**Raw data**
'''

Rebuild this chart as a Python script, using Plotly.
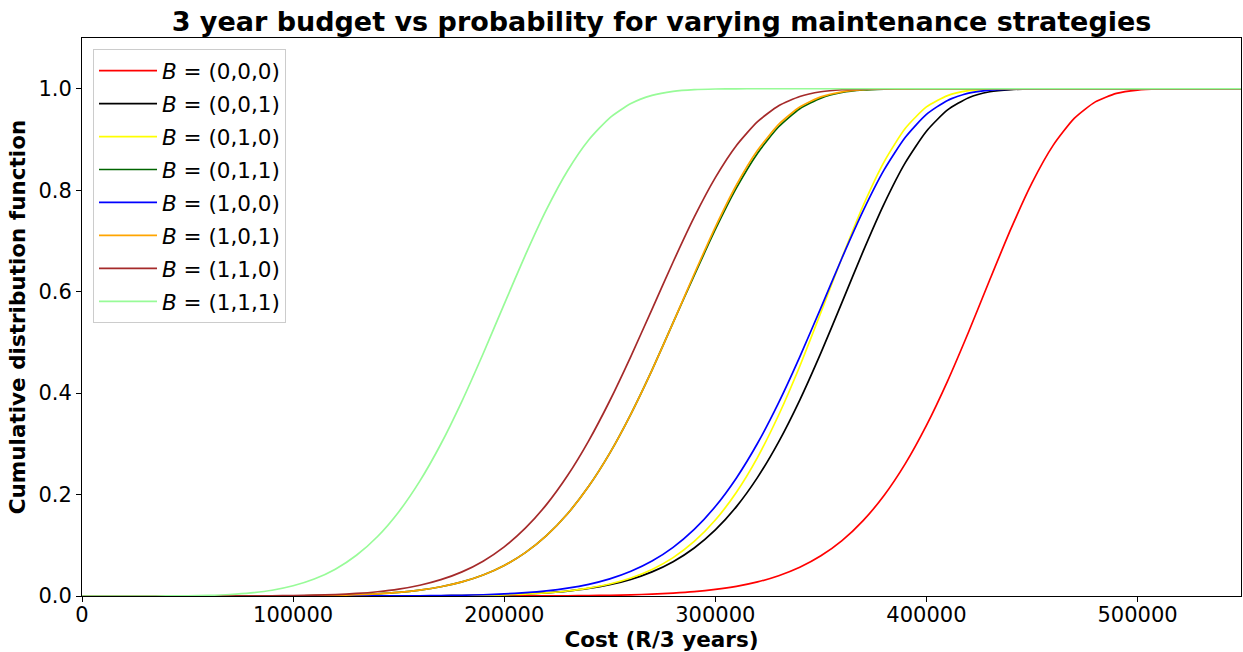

'''
'''

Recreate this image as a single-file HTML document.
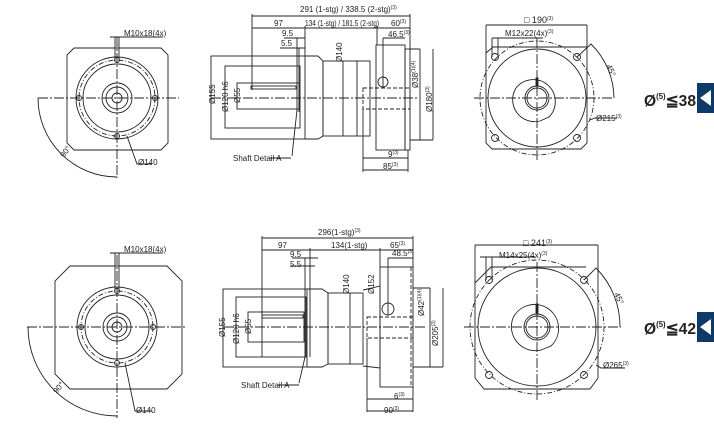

'''
'''

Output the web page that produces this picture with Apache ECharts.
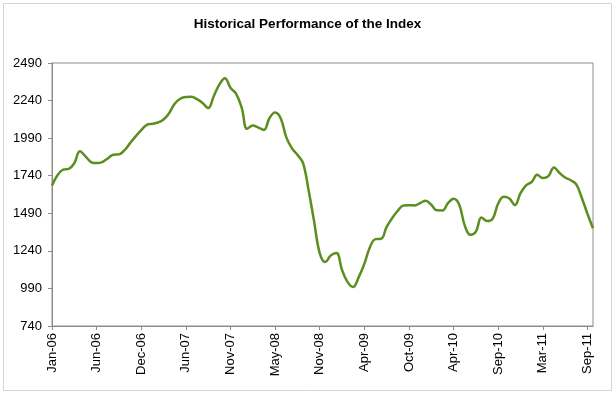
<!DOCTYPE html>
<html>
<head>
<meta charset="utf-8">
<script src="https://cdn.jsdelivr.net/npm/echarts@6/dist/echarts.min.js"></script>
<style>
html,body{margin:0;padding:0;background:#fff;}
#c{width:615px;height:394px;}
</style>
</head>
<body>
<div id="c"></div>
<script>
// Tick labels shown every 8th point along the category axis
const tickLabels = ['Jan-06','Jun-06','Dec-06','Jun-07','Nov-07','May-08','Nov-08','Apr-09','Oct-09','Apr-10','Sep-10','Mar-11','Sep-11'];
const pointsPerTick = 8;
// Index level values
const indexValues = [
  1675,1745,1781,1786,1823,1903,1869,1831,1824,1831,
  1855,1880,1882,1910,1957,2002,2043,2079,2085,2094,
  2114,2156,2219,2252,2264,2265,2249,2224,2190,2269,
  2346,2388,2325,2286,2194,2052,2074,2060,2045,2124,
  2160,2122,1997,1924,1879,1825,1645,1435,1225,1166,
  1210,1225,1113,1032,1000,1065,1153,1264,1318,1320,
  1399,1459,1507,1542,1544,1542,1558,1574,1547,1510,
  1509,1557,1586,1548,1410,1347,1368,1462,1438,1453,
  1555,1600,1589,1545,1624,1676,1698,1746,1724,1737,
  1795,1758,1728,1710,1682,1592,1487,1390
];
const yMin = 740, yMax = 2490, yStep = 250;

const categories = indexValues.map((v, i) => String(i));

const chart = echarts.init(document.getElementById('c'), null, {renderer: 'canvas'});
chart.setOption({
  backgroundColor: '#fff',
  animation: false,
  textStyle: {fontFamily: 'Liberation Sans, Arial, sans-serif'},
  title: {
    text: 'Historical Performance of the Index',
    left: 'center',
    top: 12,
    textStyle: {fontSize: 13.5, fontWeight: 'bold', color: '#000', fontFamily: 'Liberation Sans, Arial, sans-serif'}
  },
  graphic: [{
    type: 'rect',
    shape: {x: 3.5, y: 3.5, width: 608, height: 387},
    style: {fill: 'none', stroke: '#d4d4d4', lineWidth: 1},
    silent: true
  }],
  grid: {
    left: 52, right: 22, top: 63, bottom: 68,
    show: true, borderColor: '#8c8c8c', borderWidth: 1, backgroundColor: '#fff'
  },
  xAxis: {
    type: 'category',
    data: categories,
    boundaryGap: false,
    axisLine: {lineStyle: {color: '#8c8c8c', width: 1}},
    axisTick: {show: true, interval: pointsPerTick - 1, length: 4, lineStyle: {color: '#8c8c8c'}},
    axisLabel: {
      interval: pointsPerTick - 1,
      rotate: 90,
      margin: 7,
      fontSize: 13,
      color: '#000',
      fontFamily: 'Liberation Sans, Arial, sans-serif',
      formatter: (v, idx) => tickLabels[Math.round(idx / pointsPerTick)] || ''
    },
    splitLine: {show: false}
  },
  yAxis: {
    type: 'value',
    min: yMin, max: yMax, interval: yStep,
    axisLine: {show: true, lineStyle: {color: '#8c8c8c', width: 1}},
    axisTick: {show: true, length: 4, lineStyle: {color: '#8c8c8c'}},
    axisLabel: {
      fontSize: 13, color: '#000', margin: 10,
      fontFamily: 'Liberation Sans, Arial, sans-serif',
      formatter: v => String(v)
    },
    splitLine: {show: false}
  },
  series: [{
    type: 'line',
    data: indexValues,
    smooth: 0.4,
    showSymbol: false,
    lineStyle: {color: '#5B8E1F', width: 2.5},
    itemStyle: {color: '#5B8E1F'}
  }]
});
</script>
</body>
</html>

'''

**The problem**
Copy the lines from the entries above in which the word "picture" appears.

**Exercise response**
Output the web page that produces this picture with Apache ECharts.

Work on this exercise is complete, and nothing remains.